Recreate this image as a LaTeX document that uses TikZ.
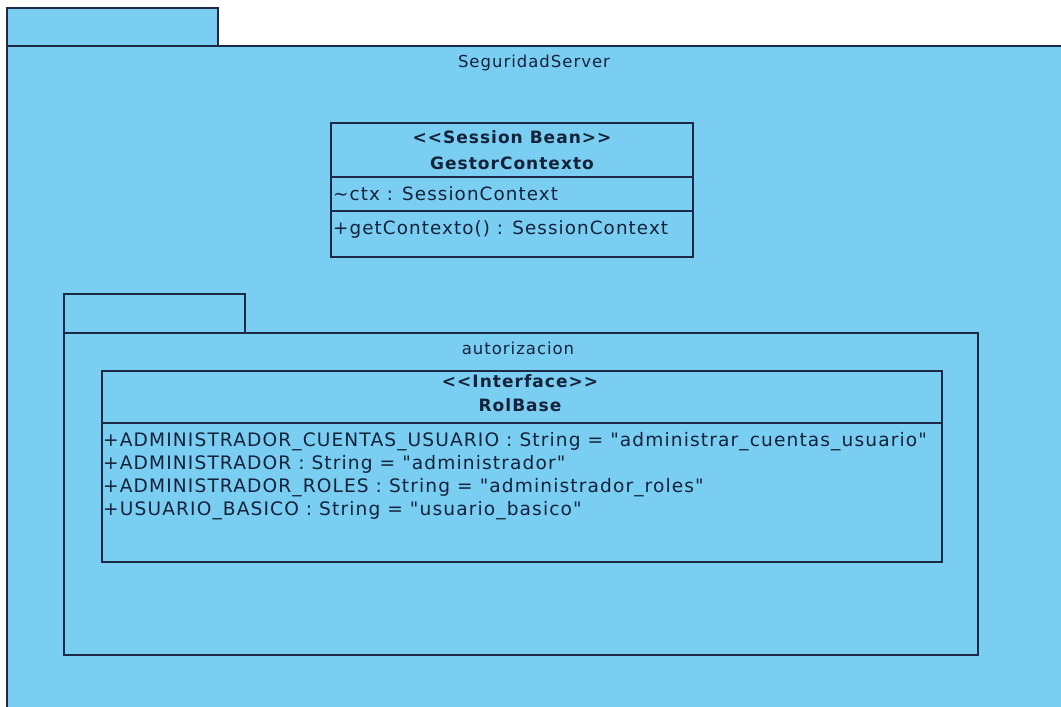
\documentclass[tikz,border=0pt]{standalone}
\usepackage{fontspec}
\setmainfont{DejaVu Sans}
\newfontfamily\umlfont[LetterSpace=6]{DejaVu Sans}
\definecolor{pkgfill}{RGB}{121,206,242}
\definecolor{umlline}{RGB}{28,42,72}
\definecolor{umltext}{RGB}{22,34,58}
\tikzset{
  pkg/.style={draw=umlline, fill=pkgfill, line width=1.3pt},
  classbox/.style={draw=umlline, line width=1.3pt},
  sep/.style={draw=umlline, line width=1.3pt},
  lbl/.style={inner sep=0pt, text=umltext, font=\umlfont\fontsize{18.3}{22}\selectfont},
  member/.style={lbl, anchor=base west},
  wide/.style={member, font=\umlfont\fontsize{18.6}{22}\selectfont},
  title/.style={lbl, anchor=base, font=\umlfont\fontsize{16.5}{20}\selectfont},
  stereo/.style={lbl, anchor=base, font=\umlfont\bfseries\fontsize{17}{20}\selectfont}
}
\begin{document}
\begin{tikzpicture}[x=1pt, y=-1pt]
\useasboundingbox (0,0) rectangle (1061,707);
\clip (0,0) rectangle (1061,707);
\fill[white] (0,0) rectangle (1061,707);

% package SeguridadServer
\draw[pkg] (7,8) rectangle (218,46);
\draw[pkg] (7,730) -- (7,46) -- (1080,46) -- (1080,730) -- cycle;
\node[title] (seg) at (534,67) {SeguridadServer};

% class GestorContexto
\draw[classbox] (331,123) rectangle (693,257);
\coordinate (gcL1) at (331,177); \coordinate (gcR1) at (693,177);
\coordinate (gcL2) at (331,211); \coordinate (gcR2) at (693,211);
\draw[sep] (gcL1) -- (gcR1);
\draw[sep] (gcL2) -- (gcR2);
\node[stereo] (gcs) at (512,143) {<<Session Bean>>};
\node[stereo] (gcn) at (512,169) {GestorContexto};
\node[member] (gca) at (333,200) {\textasciitilde ctx : SessionContext};
\node[member] (gco) at (333,234) {+getContexto() : SessionContext};

% package autorizacion
\draw[pkg] (64,294) rectangle (245,333);
\draw[pkg] (64,333) rectangle (978,655);
\node[title] (aut) at (518,354) {autorizacion};

% interface RolBase
\draw[classbox] (102,371) rectangle (942,562);
\coordinate (rbL) at (102,423); \coordinate (rbR) at (942,423);
\draw[sep] (rbL) -- (rbR);
\node[stereo] (rbs) at (520,387) {<<Interface>>};
\node[stereo] (rbn) at (520,411) {RolBase};
\node[wide] (rb1) at (103,446) {+ADMINISTRADOR\_CUENTAS\_USUARIO : String = "administrar\_cuentas\_usuario"};
\node[wide] (rb2) at (103,469) {+ADMINISTRADOR : String = "administrador"};
\node[wide] (rb3) at (103,492) {+ADMINISTRADOR\_ROLES : String = "administrador\_roles"};
\node[wide] (rb4) at (103,515) {+USUARIO\_BASICO : String = "usuario\_basico"};
\end{tikzpicture}
\end{document}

Task: Copy out every line of the material above exactly, skipping the pictures.

Response for this exercise:
Recreate this image as a LaTeX document that uses TikZ.
\documentclass[tikz,border=0pt]{standalone}
\usepackage{fontspec}
\setmainfont{DejaVu Sans}
\newfontfamily\umlfont[LetterSpace=6]{DejaVu Sans}
\definecolor{pkgfill}{RGB}{121,206,242}
\definecolor{umlline}{RGB}{28,42,72}
\definecolor{umltext}{RGB}{22,34,58}
\tikzset{
  pkg/.style={draw=umlline, fill=pkgfill, line width=1.3pt},
  classbox/.style={draw=umlline, line width=1.3pt},
  sep/.style={draw=umlline, line width=1.3pt},
  lbl/.style={inner sep=0pt, text=umltext, font=\umlfont\fontsize{18.3}{22}\selectfont},
  member/.style={lbl, anchor=base west},
  wide/.style={member, font=\umlfont\fontsize{18.6}{22}\selectfont},
  title/.style={lbl, anchor=base, font=\umlfont\fontsize{16.5}{20}\selectfont},
  stereo/.style={lbl, anchor=base, font=\umlfont\bfseries\fontsize{17}{20}\selectfont}
}
\begin{document}
\begin{tikzpicture}[x=1pt, y=-1pt]
\useasboundingbox (0,0) rectangle (1061,707);
\clip (0,0) rectangle (1061,707);
\fill[white] (0,0) rectangle (1061,707);

% package SeguridadServer
\draw[pkg] (7,8) rectangle (218,46);
\draw[pkg] (7,730) -- (7,46) -- (1080,46) -- (1080,730) -- cycle;
\node[title] (seg) at (534,67) {SeguridadServer};

% class GestorContexto
\draw[classbox] (331,123) rectangle (693,257);
\coordinate (gcL1) at (331,177); \coordinate (gcR1) at (693,177);
\coordinate (gcL2) at (331,211); \coordinate (gcR2) at (693,211);
\draw[sep] (gcL1) -- (gcR1);
\draw[sep] (gcL2) -- (gcR2);
\node[stereo] (gcs) at (512,143) {<<Session Bean>>};
\node[stereo] (gcn) at (512,169) {GestorContexto};
\node[member] (gca) at (333,200) {\textasciitilde ctx : SessionContext};
\node[member] (gco) at (333,234) {+getContexto() : SessionContext};

% package autorizacion
\draw[pkg] (64,294) rectangle (245,333);
\draw[pkg] (64,333) rectangle (978,655);
\node[title] (aut) at (518,354) {autorizacion};

% interface RolBase
\draw[classbox] (102,371) rectangle (942,562);
\coordinate (rbL) at (102,423); \coordinate (rbR) at (942,423);
\draw[sep] (rbL) -- (rbR);
\node[stereo] (rbs) at (520,387) {<<Interface>>};
\node[stereo] (rbn) at (520,411) {RolBase};
\node[wide] (rb1) at (103,446) {+ADMINISTRADOR\_CUENTAS\_USUARIO : String = "administrar\_cuentas\_usuario"};
\node[wide] (rb2) at (103,469) {+ADMINISTRADOR : String = "administrador"};
\node[wide] (rb3) at (103,492) {+ADMINISTRADOR\_ROLES : String = "administrador\_roles"};
\node[wide] (rb4) at (103,515) {+USUARIO\_BASICO : String = "usuario\_basico"};
\end{tikzpicture}
\end{document}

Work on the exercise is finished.